» Problem: Begin with the first line and repeat exactly through the line containing "import pandas as pd"; leave every image out.

» Material provided:
begin

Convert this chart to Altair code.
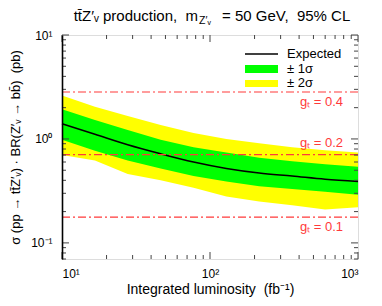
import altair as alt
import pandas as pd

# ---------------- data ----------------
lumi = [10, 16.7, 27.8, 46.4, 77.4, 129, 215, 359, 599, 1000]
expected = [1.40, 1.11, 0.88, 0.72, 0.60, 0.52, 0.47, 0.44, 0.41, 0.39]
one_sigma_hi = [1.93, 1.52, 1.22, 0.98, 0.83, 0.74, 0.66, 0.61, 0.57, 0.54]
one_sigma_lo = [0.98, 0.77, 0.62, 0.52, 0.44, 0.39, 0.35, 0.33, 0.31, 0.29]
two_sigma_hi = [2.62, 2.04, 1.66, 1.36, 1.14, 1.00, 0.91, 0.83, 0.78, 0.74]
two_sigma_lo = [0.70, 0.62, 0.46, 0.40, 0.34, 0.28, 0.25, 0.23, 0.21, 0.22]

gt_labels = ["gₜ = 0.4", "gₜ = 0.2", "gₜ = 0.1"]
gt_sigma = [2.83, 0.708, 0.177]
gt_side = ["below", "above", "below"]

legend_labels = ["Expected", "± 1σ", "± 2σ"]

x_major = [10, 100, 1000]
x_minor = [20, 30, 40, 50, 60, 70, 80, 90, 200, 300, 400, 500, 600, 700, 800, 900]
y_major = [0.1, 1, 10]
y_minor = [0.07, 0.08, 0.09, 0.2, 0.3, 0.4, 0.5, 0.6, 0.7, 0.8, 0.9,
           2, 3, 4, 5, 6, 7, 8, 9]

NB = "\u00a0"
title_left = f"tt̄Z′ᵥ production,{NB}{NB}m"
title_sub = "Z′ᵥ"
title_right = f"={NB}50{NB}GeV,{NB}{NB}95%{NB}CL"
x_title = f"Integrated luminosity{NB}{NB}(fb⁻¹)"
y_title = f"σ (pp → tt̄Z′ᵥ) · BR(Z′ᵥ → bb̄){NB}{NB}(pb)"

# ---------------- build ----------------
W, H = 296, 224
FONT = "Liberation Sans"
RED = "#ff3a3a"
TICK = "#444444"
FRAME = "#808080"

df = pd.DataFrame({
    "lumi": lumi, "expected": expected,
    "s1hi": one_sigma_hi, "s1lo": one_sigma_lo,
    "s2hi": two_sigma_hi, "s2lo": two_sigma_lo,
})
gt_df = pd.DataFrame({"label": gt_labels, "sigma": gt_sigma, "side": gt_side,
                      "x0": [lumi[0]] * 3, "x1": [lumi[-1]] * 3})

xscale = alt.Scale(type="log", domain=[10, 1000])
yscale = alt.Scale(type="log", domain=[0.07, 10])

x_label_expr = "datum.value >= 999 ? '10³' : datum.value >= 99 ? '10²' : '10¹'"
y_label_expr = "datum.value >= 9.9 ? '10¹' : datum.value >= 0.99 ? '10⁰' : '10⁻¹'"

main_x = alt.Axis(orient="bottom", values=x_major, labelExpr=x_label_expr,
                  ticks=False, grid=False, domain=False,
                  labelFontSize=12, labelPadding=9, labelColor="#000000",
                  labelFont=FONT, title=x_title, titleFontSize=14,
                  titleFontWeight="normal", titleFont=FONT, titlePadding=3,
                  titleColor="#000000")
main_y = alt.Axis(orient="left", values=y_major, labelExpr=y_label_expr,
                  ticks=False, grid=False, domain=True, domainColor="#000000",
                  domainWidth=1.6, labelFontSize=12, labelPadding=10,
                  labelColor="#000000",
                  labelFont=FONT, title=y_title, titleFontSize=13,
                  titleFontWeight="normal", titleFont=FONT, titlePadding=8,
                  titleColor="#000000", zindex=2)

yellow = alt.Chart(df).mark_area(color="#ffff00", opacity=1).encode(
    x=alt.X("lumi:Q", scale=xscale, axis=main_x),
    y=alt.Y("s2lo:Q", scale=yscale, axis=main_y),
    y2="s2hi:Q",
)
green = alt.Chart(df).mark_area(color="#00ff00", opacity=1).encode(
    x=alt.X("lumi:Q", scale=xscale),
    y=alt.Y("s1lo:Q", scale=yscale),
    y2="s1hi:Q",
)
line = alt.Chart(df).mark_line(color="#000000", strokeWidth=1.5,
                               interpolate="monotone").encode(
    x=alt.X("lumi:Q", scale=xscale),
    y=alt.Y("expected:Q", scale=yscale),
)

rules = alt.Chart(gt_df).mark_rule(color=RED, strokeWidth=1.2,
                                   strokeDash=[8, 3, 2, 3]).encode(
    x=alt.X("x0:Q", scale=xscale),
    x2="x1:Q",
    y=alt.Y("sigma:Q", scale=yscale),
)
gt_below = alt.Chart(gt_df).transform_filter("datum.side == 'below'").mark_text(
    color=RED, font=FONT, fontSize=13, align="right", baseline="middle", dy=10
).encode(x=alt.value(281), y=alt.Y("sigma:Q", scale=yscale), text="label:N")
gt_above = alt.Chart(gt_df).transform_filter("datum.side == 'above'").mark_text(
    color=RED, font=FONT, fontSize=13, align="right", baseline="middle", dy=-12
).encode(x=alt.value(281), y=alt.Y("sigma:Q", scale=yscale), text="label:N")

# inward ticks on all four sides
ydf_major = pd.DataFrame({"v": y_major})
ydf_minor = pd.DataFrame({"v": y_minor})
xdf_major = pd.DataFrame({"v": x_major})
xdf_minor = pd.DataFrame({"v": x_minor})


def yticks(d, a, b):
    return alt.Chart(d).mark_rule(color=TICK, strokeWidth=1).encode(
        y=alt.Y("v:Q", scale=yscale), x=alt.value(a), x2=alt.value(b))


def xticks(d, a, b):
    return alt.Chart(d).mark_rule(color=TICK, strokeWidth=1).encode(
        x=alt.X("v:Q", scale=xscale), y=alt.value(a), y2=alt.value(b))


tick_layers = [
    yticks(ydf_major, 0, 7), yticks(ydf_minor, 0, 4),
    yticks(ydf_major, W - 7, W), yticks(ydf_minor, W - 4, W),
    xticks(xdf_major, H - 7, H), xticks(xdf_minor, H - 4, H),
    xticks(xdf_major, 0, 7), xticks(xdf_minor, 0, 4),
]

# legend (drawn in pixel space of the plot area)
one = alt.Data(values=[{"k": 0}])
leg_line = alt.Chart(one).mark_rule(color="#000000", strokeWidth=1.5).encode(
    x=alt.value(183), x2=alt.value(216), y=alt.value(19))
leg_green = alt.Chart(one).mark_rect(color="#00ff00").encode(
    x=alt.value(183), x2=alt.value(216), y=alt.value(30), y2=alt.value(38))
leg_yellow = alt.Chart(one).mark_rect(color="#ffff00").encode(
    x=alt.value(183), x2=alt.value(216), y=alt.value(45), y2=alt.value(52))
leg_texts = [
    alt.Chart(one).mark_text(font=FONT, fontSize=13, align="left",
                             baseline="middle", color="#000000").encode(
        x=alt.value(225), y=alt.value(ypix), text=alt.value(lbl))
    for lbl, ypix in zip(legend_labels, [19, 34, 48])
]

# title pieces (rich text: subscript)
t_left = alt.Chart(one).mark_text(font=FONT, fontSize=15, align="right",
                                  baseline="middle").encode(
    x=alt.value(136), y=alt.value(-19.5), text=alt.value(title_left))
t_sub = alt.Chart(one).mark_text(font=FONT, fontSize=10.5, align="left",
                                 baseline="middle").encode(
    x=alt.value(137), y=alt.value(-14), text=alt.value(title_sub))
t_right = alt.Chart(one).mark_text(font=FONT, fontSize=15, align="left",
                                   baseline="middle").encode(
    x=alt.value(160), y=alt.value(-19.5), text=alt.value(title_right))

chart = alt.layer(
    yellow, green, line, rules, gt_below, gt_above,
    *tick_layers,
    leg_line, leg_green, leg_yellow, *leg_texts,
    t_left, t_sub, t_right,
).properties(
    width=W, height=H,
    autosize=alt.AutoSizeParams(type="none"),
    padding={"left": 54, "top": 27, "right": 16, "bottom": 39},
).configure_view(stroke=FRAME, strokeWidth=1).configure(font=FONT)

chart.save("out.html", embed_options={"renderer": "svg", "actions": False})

end

» Result of this exercise:
Convert this chart to Altair code.
import altair as alt
import pandas as pd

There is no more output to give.